Writing makes me feel good and that I enjoy it, yet I have a worry that I might let it go or stop or lose the habit one of these days and give up when I need to stay going. Often in life I feel like I’m just surviving, going from one day to the next, trying to improve my life and get on to the path I want to be on.
I’m always looking for the key, looking for what was missing in my life but never getting there. I knew I had a story I wanted to write. I’ve had this idea for a book for years but never got down to writing it. As I’ve mentioned before here I started many times and didn’t succeed. Always trying to find the right answer, the right strategy.
Paths to Success… or not!
I’ve tried many strategies but they never worked out for me (or perhaps I should say I never worked out for them…). It’s very frustrating when that happens. The one thing I’ve always felt was that I could get no consistency in my work or my life. Someone said to me yesterday that human beings need routine. I don’t know whether that’s true or not, I’ve always felt I wanted an unroutine life, but I think that you need some kind of consistency to get anywhere.

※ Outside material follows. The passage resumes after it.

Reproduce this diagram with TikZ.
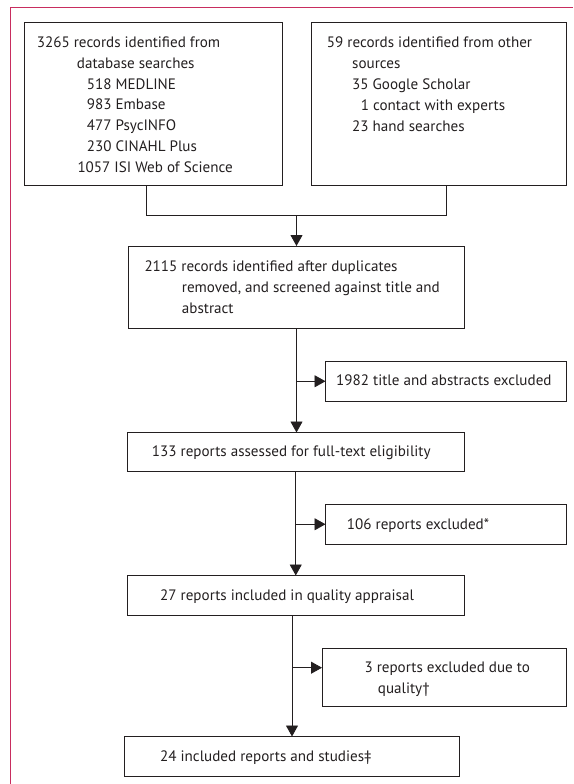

Even if you want to be unorthodox, you still have to be consistently unorthodox! You still have to do something to be that way. My life always felt like trying to climb out of a pit. I’d come up with an escape strategy, I’d climb up a bit, then I’d slip back down again. I’d stay at the bottom for a while wondering was I going to ever get out of this hole I’d created for myself, then I’d come up with another idea and try again…and so on.
Forming the habit, a piece at a time
I decided to try to form the writing habit by writing 200 words per day in my book. When that was successful I gradually increased the number. I’m now at 500 words, and in the past two months I completed the first draft of my book. In ways it feels like the first thing I ever completed in my life. I also started journaling 750 words per day minimum. I’ve done a month of that. I’ve also started writing articles for this blog. I write one article per day draft, or a minimum of 10 minutes editing.
Each of these has been a success. One might say the numbers are small but they’re growing every few weeks, and they’re consistent, and that consistency, that thing of doing something small every day without fail has seen me succeed in my life where I never could before. The small seemingly meaningless step each and every day brings me closer to inevitable success. The word inevitable is important there, because every other strategy I tried was about hopeful success. I’ve found that by taking that definite step every day means you will succeed. It might not be the magic solution everyone is looking for these days, but believe me when you succeed by doing this it will feel like magic.
One thing I’ve found on this journey that interested me is the phrasing of the habits is important. The above three habits are my successful ones. I decided to create habits in other areas of my life also to improve every area of life just like the creative area was improved. I’ve experimented with setting habits to improve my business. I set a habit to do one thing everyday in my business that felt like a success to me. So far I’m failing at this. Why?
The reason is that this habit isn’t specific. All of my writing habits have specific goals (500 words, 10 minutes, etc). No matter what time it was or how tired I was I could always just do that, because I knew without thinking exactly what I had to do. Then there’s the other habit of trying to do one successful thing for my business. That’s not specific. Everyday I have to come up with what that one thing is. I can’t just do it without thinking about it.
You can’t ‘Not’ do Something
I think that’s one of the keys to developing a successful habit. It has to be a small step you can take everyday without even having to think about it. You have to know instinctively (or have planned in advance) what to do next. Why is giving up smoking hard? You can’t ‘not’ have a cigarette. You have to do the opposite of that. There’s no obvious next step to giving up smoking. There’s no positive little step to take forward.
The biggest lesson I’ve learned so far in habit forming is to have an easy, positive step I can take each and every day without fail. By positive I don’t mean happy, I mean it is a step forward in your life, a step toward something. So writing 500 words is a step forward, but ‘not’ having a cigarette isn’t a step forward, it’s negative, it’s avoiding taking a step backward. Perhaps a better way would be to take a step toward health each day. Maybe that’s ridiculous. I don’t know.
To sum up:
The habit should be:
- toward a goal or desire that’s far off in the future (This is non specific – Being healthy / being a writer)
- a simple easy positive (and obvious) step you can take everyday without having to think about it (This is specific – 200 words)
- something you can feel good about.
The great thing about habit forming is not the end result, but rather the feeling that everyday you’re accomplishing something. Everyday you’re moving toward something. To me that’s the difference between just surviving life and living it.